We only need to open the files on the Bloody Sunday killings or the collusion between the RUC/UDR and loyalist Death Squads; or the systematic repression of nationalists, since the foundation of the Northern state. Not to mention the British Army involvement in the Dublin and Monaghan bombings. There is also the question of the serial-killer Robert McConnell, a member of the UDR and UVF, and his involvement in the murder of over 45 Catholics. Is Michael McDowell a supporter of Robert McConnell? Does he support all the actions of the British Army, RUC and UDR?
Before any Sectarian Orange Order or loyalist band is invited back to the streets of the Dublin City, Michael McDowell must first explain his position on those who have murdered and killed in the name of Ulster Unionism.
Tomas mac Cormaic
Dál Cormaic Luisc, Clochrua, Contae Chorcaí
In my opinion, the riot which took place in our capital city provided a much needed slap in the face. Yes, there was a political context which has subsequently been over exploited and purposefully misinterpreted by the great and the good. This was a means of condemning those who objected to the parade of individuals who have in the recent past, not been adverse to throwing bags of urine at the children of Holy Cross national school.

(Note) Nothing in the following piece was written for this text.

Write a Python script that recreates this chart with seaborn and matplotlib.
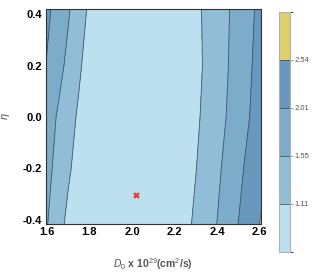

The riot was a display of class conflict. Who took part? Children, youths, young men who have been abandoned by a society that does not even consider them, but perceives and conveniently labels them as the underbelly, the underclass. They have been marginalized, subjected to generational unemployment, discrimination, inadequate housing and education, drugs, crime, all of which are the norm of their daily lives. In other words poverty, which is the most extreme violence of all. They gave vent to their anger and frustration at being left behind. They reclaimed their city.
The so called middle classes (aspirational and otherwise) looked on in horror, gasping at the inconvenience being meted out to them, as they could not engage in their favourite past time of copious consumption and rendering themselves in to deeper levels of debt.
Who did they attack? The police- a force which has been a continuous negative presence within the lives of those who rioted.
Do I blame them? No. In the opinion of many, they are thugs, mindless hooligans who engaged in wanton violence. To the many I say, if these young men are to be identified as such, then we as a selfish, self absorbed, equally mindless society created them. It is not their fault. It is ours.
Grace O'Reilly B.A., M.Soc.Sci.
North Strand, Dublin 3.
Remember the Hunger Strikers
Twenty five years ago on 1 March 1981 Vol Bobby Sands began to refuse food in protest at attempts by Margaret Thatcher and the British government to criminalise the republican struggle.
To mark this event Ógra Shinn Féin Dkit (Dundalk Institute of Technology) held a day long Exhibition in the college. It was very well attended and there was great interest in the exhibition amongst the students, most of whom were too young to remember the events of 1981 or, in some cases like my own, were not even born. There was a book of condolence signed by a number of students in memory of the hunger strikers.
Those involved in the Hunger Strikes of 1980 and 1981 were ordinary men and women who in extraordinary circumstances and with the support of people throughout Ireland, defeated this policy.
Before the Hunger Strike was to end in October 1981, ten young Irishmen were to die in defence of the principle that theirs was a political struggle and that, like Terence MacSwiney before them, they would not be criminalised. During that momentous year, the Irish people elected Bobby Sands MP for Fermanagh/ South Tyrone and the people of Cavan/Monaghan elected Kierán Doherty TD.
The legacy of the 1981 Hunger Strikes is still unfolding, but the aims for which these young men gave their lives are still being fought for today. The struggle for a republic based on the principles of the 1916 Proclamation continues and the sacrifice made by past generations will not be forgotten.